• WHAT TO PRODUCE: Write out the full listing exactly as given, minus the images.

• DATA SEGMENT:
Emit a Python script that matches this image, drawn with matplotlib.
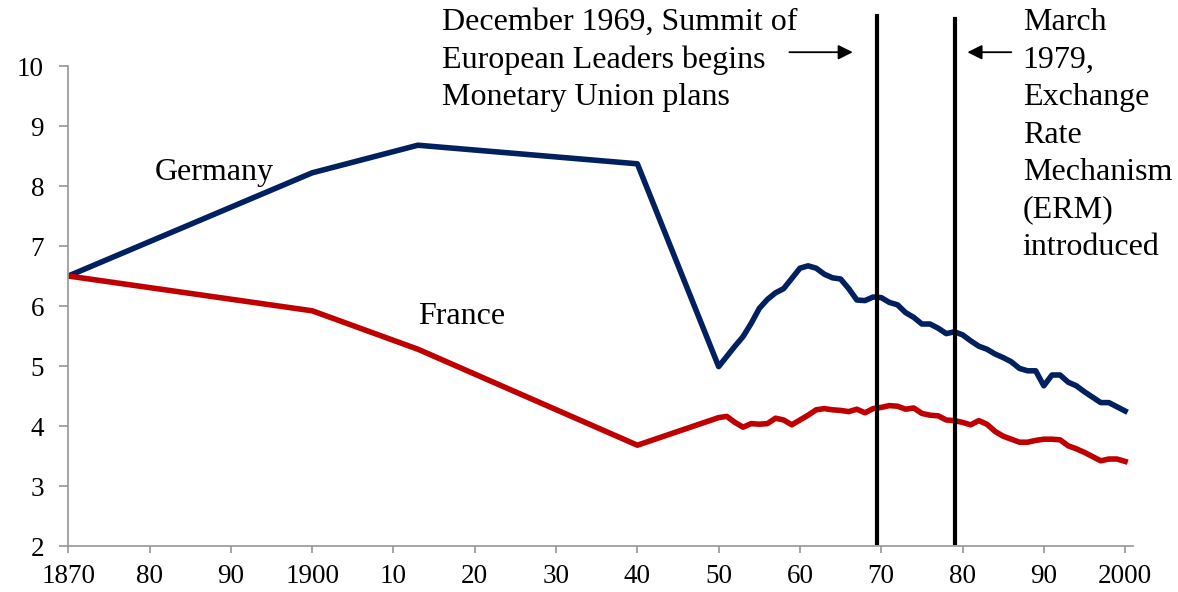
import matplotlib.pyplot as plt
from matplotlib.ticker import FixedLocator

plt.rcParams['font.family'] = ['Liberation Serif', 'DejaVu Serif']

# benchmark years before 1950, then annual
years_early = [1870, 1900, 1913, 1940]
years_annual = list(range(1950, 2001))
years = years_early + years_annual

germany = [6.50, 8.22, 8.68, 8.37,
           4.99, 5.16, 5.33, 5.49, 5.71, 5.96, 6.11, 6.22, 6.29, 6.46,
           6.63, 6.67, 6.63, 6.53, 6.47, 6.45, 6.29, 6.10, 6.09, 6.15,
           6.14, 6.06, 6.02, 5.89, 5.81, 5.70, 5.70, 5.63, 5.54, 5.57,
           5.52, 5.42, 5.33, 5.28, 5.20, 5.14, 5.07, 4.96, 4.92, 4.92,
           4.67, 4.85, 4.85, 4.73, 4.67, 4.57, 4.48, 4.39, 4.39, 4.32,
           4.25]

france = [6.50, 5.92, 5.28, 3.68,
          4.14, 4.16, 4.06, 3.98, 4.04, 4.03, 4.04, 4.13, 4.10, 4.02,
          4.10, 4.18, 4.27, 4.29, 4.27, 4.26, 4.24, 4.28, 4.22, 4.29,
          4.31, 4.34, 4.33, 4.28, 4.30, 4.21, 4.18, 4.17, 4.10, 4.09,
          4.06, 4.02, 4.09, 4.03, 3.91, 3.83, 3.78, 3.73, 3.73, 3.76,
          3.78, 3.78, 3.77, 3.67, 3.62, 3.56, 3.49, 3.42, 3.45, 3.45,
          3.41]

xticks = list(range(1870, 2001, 10))
xlabels = ['1870', '80', '90', '1900', '10', '20', '30', '40', '50',
           '60', '70', '80', '90', '2000']
yticks = list(range(2, 11))

event_years = [1969.5, 1979.1]

fig = plt.figure(figsize=(11.78, 5.92), dpi=100)
ax = fig.add_axes([0.058, 0.0777, 0.904, 0.8108])

ax.plot(years, germany, color='#002060', lw=4, solid_joinstyle='round')
ax.plot(years, france, color='#C00000', lw=4, solid_joinstyle='round')

# event markers reach above the plot area
ax.plot([event_years[0]] * 2, [2.05, 10.83], color='black', lw=3, clip_on=False)
ax.plot([event_years[1]] * 2, [2.05, 10.78], color='black', lw=3, clip_on=False)

ax.set_xlim(1870, 2001)
ax.set_ylim(2, 10)
ax.xaxis.set_major_locator(FixedLocator(xticks))
ax.set_xticklabels(xlabels)
ax.set_yticks(yticks)

for s in ['top', 'right']:
    ax.spines[s].set_visible(False)
for s in ['left', 'bottom']:
    ax.spines[s].set_color('#969696')
    ax.spines[s].set_linewidth(1.2)
ax.tick_params(axis='both', colors='#969696', labelcolor='black',
               labelsize=19.5, width=1.2, direction='out')
ax.tick_params(axis='y', length=6.5, pad=11)
ax.tick_params(axis='x', length=5, pad=8)

ax.text(1880.6, 8.23, 'Germany', fontsize=23, va='center', ha='left')
ax.text(1913.0, 5.83, 'France', fontsize=23, va='center', ha='left')

ax.text(1916.0, 10.1,
        'December 1969, Summit of\nEuropean Leaders begins\nMonetary Union plans',
        fontsize=23, va='center', ha='left', linespacing=1.38, clip_on=False)
ax.text(1987.4, 8.85,
        'March\n1979,\nExchange\nRate\nMechanism\n(ERM)\nintroduced',
        fontsize=23, va='center', ha='left', linespacing=1.38, clip_on=False)

ax.annotate('', xy=(1966.5, 10.23), xytext=(1958.7, 10.23),
            arrowprops=dict(arrowstyle='-|>', lw=1.3, color='black',
                            mutation_scale=22, shrinkA=0, shrinkB=0),
            annotation_clip=False)
ax.annotate('', xy=(1980.6, 10.23), xytext=(1986.0, 10.23),
            arrowprops=dict(arrowstyle='-|>', lw=1.3, color='black',
                            mutation_scale=22, shrinkA=0, shrinkB=0),
            annotation_clip=False)

fig.savefig('out.png', dpi=100)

• EXERCISE RESULT:
Emit a Python script that matches this image, drawn with matplotlib.
import matplotlib.pyplot as plt
from matplotlib.ticker import FixedLocator

plt.rcParams['font.family'] = ['Liberation Serif', 'DejaVu Serif']

# benchmark years before 1950, then annual
years_early = [1870, 1900, 1913, 1940]
years_annual = list(range(1950, 2001))
years = years_early + years_annual

germany = [6.50, 8.22, 8.68, 8.37,
           4.99, 5.16, 5.33, 5.49, 5.71, 5.96, 6.11, 6.22, 6.29, 6.46,
           6.63, 6.67, 6.63, 6.53, 6.47, 6.45, 6.29, 6.10, 6.09, 6.15,
           6.14, 6.06, 6.02, 5.89, 5.81, 5.70, 5.70, 5.63, 5.54, 5.57,
           5.52, 5.42, 5.33, 5.28, 5.20, 5.14, 5.07, 4.96, 4.92, 4.92,
           4.67, 4.85, 4.85, 4.73, 4.67, 4.57, 4.48, 4.39, 4.39, 4.32,
           4.25]

france = [6.50, 5.92, 5.28, 3.68,
          4.14, 4.16, 4.06, 3.98, 4.04, 4.03, 4.04, 4.13, 4.10, 4.02,
          4.10, 4.18, 4.27, 4.29, 4.27, 4.26, 4.24, 4.28, 4.22, 4.29,
          4.31, 4.34, 4.33, 4.28, 4.30, 4.21, 4.18, 4.17, 4.10, 4.09,
          4.06, 4.02, 4.09, 4.03, 3.91, 3.83, 3.78, 3.73, 3.73, 3.76,
          3.78, 3.78, 3.77, 3.67, 3.62, 3.56, 3.49, 3.42, 3.45, 3.45,
          3.41]

xticks = list(range(1870, 2001, 10))
xlabels = ['1870', '80', '90', '1900', '10', '20', '30', '40', '50',
           '60', '70', '80', '90', '2000']
yticks = list(range(2, 11))

event_years = [1969.5, 1979.1]

fig = plt.figure(figsize=(11.78, 5.92), dpi=100)
ax = fig.add_axes([0.058, 0.0777, 0.904, 0.8108])

ax.plot(years, germany, color='#002060', lw=4, solid_joinstyle='round')
ax.plot(years, france, color='#C00000', lw=4, solid_joinstyle='round')

# event markers reach above the plot area
ax.plot([event_years[0]] * 2, [2.05, 10.83], color='black', lw=3, clip_on=False)
ax.plot([event_years[1]] * 2, [2.05, 10.78], color='black', lw=3, clip_on=False)

ax.set_xlim(1870, 2001)
ax.set_ylim(2, 10)
ax.xaxis.set_major_locator(FixedLocator(xticks))
ax.set_xticklabels(xlabels)
ax.set_yticks(yticks)

for s in ['top', 'right']:
    ax.spines[s].set_visible(False)
for s in ['left', 'bottom']:
    ax.spines[s].set_color('#969696')
    ax.spines[s].set_linewidth(1.2)
ax.tick_params(axis='both', colors='#969696', labelcolor='black',
               labelsize=19.5, width=1.2, direction='out')
ax.tick_params(axis='y', length=6.5, pad=11)
ax.tick_params(axis='x', length=5, pad=8)

ax.text(1880.6, 8.23, 'Germany', fontsize=23, va='center', ha='left')
ax.text(1913.0, 5.83, 'France', fontsize=23, va='center', ha='left')

ax.text(1916.0, 10.1,
        'December 1969, Summit of\nEuropean Leaders begins\nMonetary Union plans',
        fontsize=23, va='center', ha='left', linespacing=1.38, clip_on=False)
ax.text(1987.4, 8.85,
        'March\n1979,\nExchange\nRate\nMechanism\n(ERM)\nintroduced',
        fontsize=23, va='center', ha='left', linespacing=1.38, clip_on=False)

ax.annotate('', xy=(1966.5, 10.23), xytext=(1958.7, 10.23),
            arrowprops=dict(arrowstyle='-|>', lw=1.3, color='black',
                            mutation_scale=22, shrinkA=0, shrinkB=0),
            annotation_clip=False)
ax.annotate('', xy=(1980.6, 10.23), xytext=(1986.0, 10.23),
            arrowprops=dict(arrowstyle='-|>', lw=1.3, color='black',
                            mutation_scale=22, shrinkA=0, shrinkB=0),
            annotation_clip=False)

fig.savefig('out.png', dpi=100)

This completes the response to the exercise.